Выбрать главу

В тот вечер в "Октябрьском" я еще отметил, что Дугин самовольно узурпировал связь патриотической оппозиции с западными правыми. Он выступал с приветствиями от партий сразу многих европейских стран: от итальянских, французских, немецких, даже, кажется, швейцарских и финских правых. Он зачитал приветствия маловразумительных групп и группок, и всякий раз, когда он оглашал: "Нас приветствует партия... из Бельгии... партия из Франции... партия из Италии!" — зал разражался аплодисментами. Последние годы жизни во Франции я сблизился с крупнейшей правой партией Front National и познакомился с ее лидером Жан Мари Ле Пеном, с владельцем газеты "Minute" Жераром Пенцелелли, с сотрудниками журнала "Le Chok de mois" и "Minute", с редактором журнала "Krisis" Аленом де Бенуа, потому хорошо знал положение в правом движении. Партии, от имени которых приветствовал зал Дугин, — были микроскопическими группками. После его выступления и перед банкетом в Доме литераторов я сказал ему об этом, поинтересовавшись, известно ли ему, что за исключением, может, "La Nouvelle Europe" — организации Тириара, — это все секты, а не партии. Дугин хулигански улыбнулся: "А знаете, Эдуард, для людей, сидящих в зале, важна поддержка из-за рубежа, а не то, сколько человек состоит в той или иной партии". Он был прав, конечно.
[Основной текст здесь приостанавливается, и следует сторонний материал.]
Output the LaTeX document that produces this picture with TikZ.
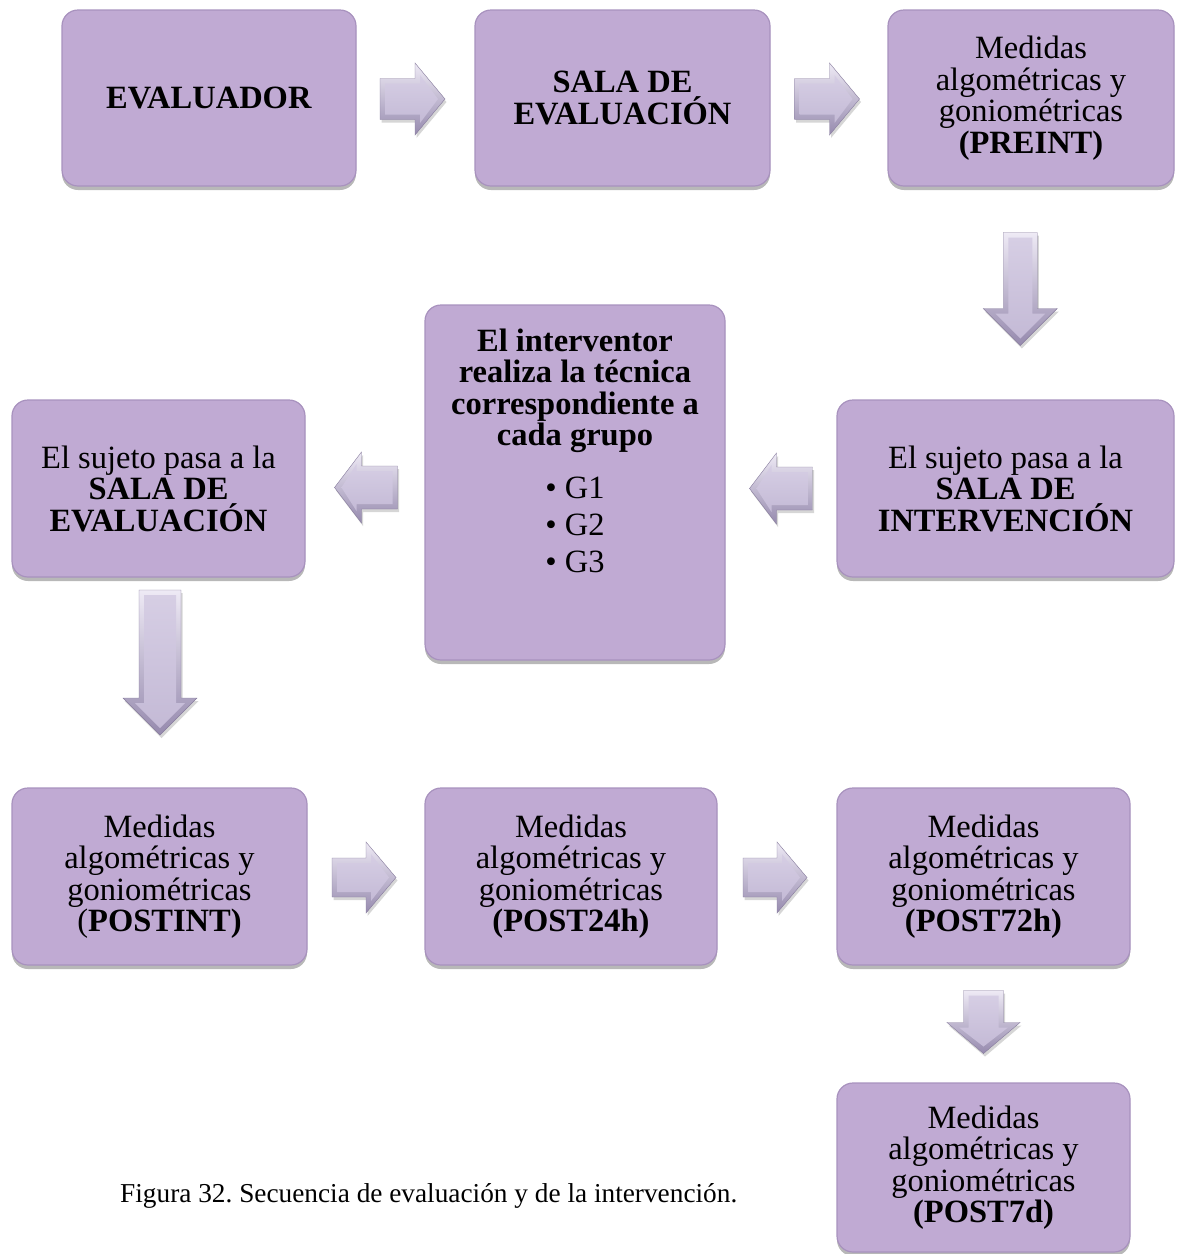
\documentclass[tikz,border=0pt]{standalone}
\usepackage{fontspec}
\setmainfont{Liberation Serif}
\usetikzlibrary{calc,shadows}
\frenchspacing

\definecolor{boxfill}{RGB}{192,170,211}
\definecolor{boxline}{RGB}{168,146,190}
\definecolor{rimlight}{RGB}{238,234,245}
\definecolor{rimdark}{RGB}{150,138,174}
\definecolor{facelight}{RGB}{214,206,228}
\definecolor{facedark}{RGB}{196,186,214}

\newcommand{\boxfont}{\fontsize{32.5}{31.5}\selectfont}
\newcommand{\capfont}{\fontsize{27.3}{32}\selectfont}

% outline of a block arrow pointing along +x, centred on the origin
% #1 length, #2 half shaft width, #3 half head width, #4 head length
\newcommand{\arrowpoly}[4]{%
  ({-(#1)/2},{-(#2)}) -- ({(#1)/2-(#4)},{-(#2)}) -- ({(#1)/2-(#4)},{-(#3)}) -- ({(#1)/2},0)
  -- ({(#1)/2-(#4)},{#3}) -- ({(#1)/2-(#4)},{#2}) -- ({-(#1)/2},{#2}) -- cycle}

% bevelled block arrow at a named coordinate
% #1 coordinate, #2 direction, #3 length, #4 half shaft, #5 half head, #6 head length
\newcommand{\blockarrow}[6]{%
  \begin{scope}[shift={(#1)}]
    \begin{scope}[shift={(1.5,3)}, rotate=#2]
      \fill[black, opacity=0.16] \arrowpoly{#3}{#4}{#5}{#6};
    \end{scope}
    \begin{scope}[rotate=#2]
      \path[arrowrim] \arrowpoly{#3}{#4}{#5}{#6};
      \begin{scope}[shift={(-1,0)}]
        \path[arrowface] \arrowpoly{#3-12}{#4-5}{#5-12}{#6-12};
      \end{scope}
    \end{scope}
  \end{scope}}

\tikzset{
  stepbox/.style={
    rectangle, rounded corners=16pt, draw=boxline, line width=1.2pt,
    fill=boxfill, inner sep=0pt, align=center, font=\boxfont,
    drop shadow={shadow xshift=0pt, shadow yshift=-4pt, opacity=0.28, fill=black}},
  boxtext/.style={inner sep=0pt, align=center, font=\boxfont},
  arrowrim/.style={
    top color=rimlight, bottom color=rimdark,
    draw=rimdark!90!black, line width=0.4pt, line join=miter},
  arrowface/.style={top color=facelight, bottom color=facedark},
}

\begin{document}
\begin{tikzpicture}[x=1pt, y=-1pt]
  \useasboundingbox (0,0) rectangle (1179,1254);

  % top row
  \node[stepbox, minimum width=294pt, minimum height=176pt] (b1) at (209,98)
    {\textbf{EVALUADOR}};
  \node[stepbox, minimum width=295pt, minimum height=176pt] (b2) at (622.5,98)
    {\textbf{SALA DE}\\\textbf{EVALUACIÓN}};
  \node[stepbox, minimum width=286pt, minimum height=176pt] (b3) at (1031,98)
    {Medidas\\algométricas y\\goniométricas\\\textbf{(PREINT)}};

  % middle row
  \node[stepbox, minimum width=337pt, minimum height=177pt] (b4) at (1005.5,488.5)
    {El sujeto pasa a la\\\textbf{SALA DE}\\\textbf{INTERVENCIÓN}};
  \node[stepbox, minimum width=300pt, minimum height=355pt] (b5) at (575,482.5) {};
  \node[boxtext, anchor=north] (b5t) at ($(b5.north)+(0,24)$)
    {\textbf{El interventor}\\\textbf{realiza la técnica}\\\textbf{correspondiente a}\\\textbf{cada grupo}\\[21pt]
     • G1\\[6pt]• G2\\[5pt]• G3};
  \node[stepbox, minimum width=293pt, minimum height=177pt] (b6) at (158.5,488.5)
    {El sujeto pasa a la\\\textbf{SALA DE}\\\textbf{EVALUACIÓN}};

  % bottom row
  \node[stepbox, minimum width=295pt, minimum height=177pt] (b7) at (159.5,876.5)
    {Medidas\\algométricas y\\goniométricas\\(\textbf{POSTINT)}};
  \node[stepbox, minimum width=292pt, minimum height=177pt] (b8) at (571,876.5)
    {Medidas\\algométricas y\\goniométricas\\\textbf{(POST24h)}};
  \node[stepbox, minimum width=293pt, minimum height=177pt] (b9) at (983.5,876.5)
    {Medidas\\algométricas y\\goniométricas\\\textbf{(POST72h)}};
  \node[stepbox, minimum width=293pt, minimum height=169pt] (b10) at (983.5,1167.5)
    {Medidas\\algométricas y\\goniométricas\\\textbf{(POST7d)}};

  % arrow positions
  \coordinate (a1) at ($(b1.east)!0.5!(b2.west)+(-3,1)$);
  \coordinate (a2) at ($(b2.east)!0.5!(b3.west)+(-2,1)$);
  \coordinate (a3) at ($(b3.south)!0.5!(b4.north)+(2,-4)$);
  \coordinate (a4) at ($(b4.west)!0.5!(b5.east|-b4.west)$);
  \coordinate (a5) at ($(b5.west|-b6.east)!0.5!(b6.east)+(1,-1)$);
  \coordinate (a6) at ($(b6.south)!0.5!(b7.north)+(1,-20)$);
  \coordinate (a7) at ($(b7.east)!0.5!(b8.west)+(-2,1)$);
  \coordinate (a8) at ($(b8.east)!0.5!(b9.west)+(-2,1)$);
  \coordinate (a9) at ($(b9.south)!0.5!(b10.north)+(0,-2)$);

  \blockarrow{a1}{0}{65}{20.5}{36}{30}
  \blockarrow{a2}{0}{65}{20.5}{36}{30}
  \blockarrow{a3}{-90}{113}{17}{37}{37}
  \blockarrow{a4}{180}{63}{21.5}{35.5}{27}
  \blockarrow{a5}{180}{63}{21.5}{35.5}{27}
  \blockarrow{a6}{-90}{145}{21}{37}{37}
  \blockarrow{a7}{0}{64}{19.5}{35.5}{30}
  \blockarrow{a8}{0}{64}{19.5}{35.5}{30}
  \blockarrow{a9}{-90}{63}{20}{36.5}{31}

  % caption
  \node[anchor=base west, inner sep=0pt, font=\capfont] (cap) at (120,1202)
    {Figura 32. Secuencia de evaluación y de la intervención.};
\end{tikzpicture}
\end{document}
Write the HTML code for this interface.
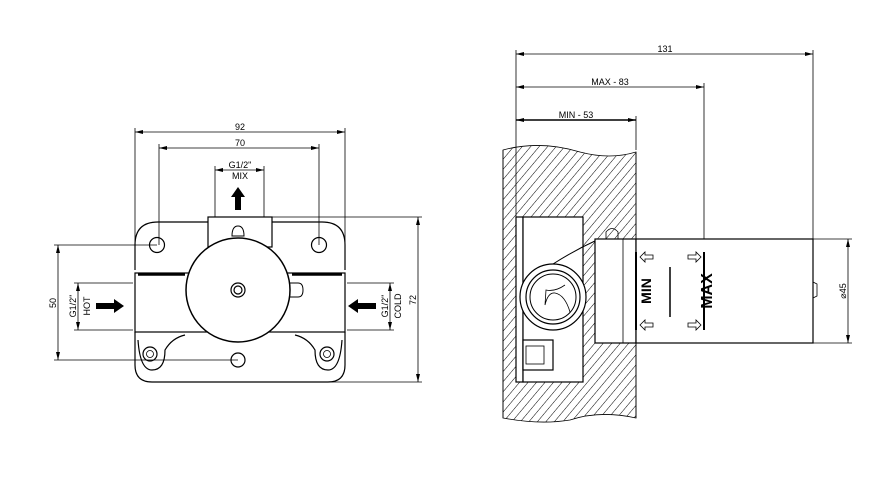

"Наш молодой философ" — так его объявил публике Проханов — в тот вечер напился на банкете в ресторане Дома литераторов.

Дугин не оставил меня в тот вечер. Я подробно рассказал о нижеследующем эпизоде в "Анатомии героя". С банкета мы вышли втроем: Проханов, Дугин и я. Проханов покинул нас у церкви, где, говорят, венчался Пушкин. Затем разыгралась сцена из программы "Криминал". Пьяный Дугин пнул ногой проезжавшую иномарку так, что образовалась вмятина. Автомобиль остановился, из него выскочил человек с пистолетом и, щелкнув затвором, направил пистолет на Дугина. Дугин — шапка сбилась, шарф висит — вдруг заявил: "Знаете, а я Лимонов!" Я сообщил человеку с пистолетом, что Лимонов — это я, и я прошу прощения за своего пьяного друга. Человек выругался, опустил свой пистолет, сел в машину и уехал. В сцене на улице присутствовал некий символизм, получивший подтверждение в будущем: Дугин иногда принимал себя за меня, я думаю, ему порой очень хотелось быть Лимоновым.

...Дугин принес правые импульсы, правые сказки, мифы и легенды. Правую энергию. Правый неотразимый романтизм, которому невозможно было противостоять. Он как бы расшифровывал и переводил тот яркий шок, который советский ребенок испытывал при произнесении аббревиатуры "SS". Дугин говорил о доселе запрещенном, потому был невозможно романтичен. Не думаю, что у Дугина вообще была когда-либо какая-то устойчивая идеология или таковая будет. Он, как хамелеон, или кто там, спрут, — короче, животное, мимикрирующее под цвет среды, в которой оказалось: жил тогда в фашистской среде и потому ходил в правых фашистских цветах. Он тогда изучал фашизм, пожирал все попадающиеся ему книги о фашизме, национал-социализме, вообще правых. И выдавал свои свежеприобретенные сведения русскому миру в виде статей в журнале "Элементы", статей в газете "День". Он издавал в начале 90-х книги — среди прочего мистика Майринка и позднее Эволу со своими предисловиями. Самой неумелой, наивной продукцией Дугина является его ранний журнал "Гиперборея", но и в нем он умудрялся дать обществу духовную пищу — впервые переведен был лунатик Мигель Серрано, например.

Знания по фашизму, добытые Дугиным, были высоконаучного качества, поскольку он знал как минимум четыре оперативных языка европейской цивилизации и имел, таким образом, доступ к первоисточникам, У Дугина была отличная цепкая память ученого и поэтический темперамент, позволяющий ему не просто излагать предмет, но излагать вдохновенно. В данном случае правые идеи. Можно было бы с полным основанием назвать Дугина "Кириллом и Мефодием фашизма” — ибо он принес с Запада новую для нашей земли Веру и знания о ней.

Можно было бы. Но тогда можно называть его Кириллом и Мефодием для новых левых, ведь он, наравне с правыми и новыми правыми (Ален де Бенуа серьезно называл Дугина своим дорогим другом и боялся его обидеть), пропагандировал новых левых, в частности Ги Дебора. Думаю, на самом деле Дугину по-детски нравилось все яркое и крайнее.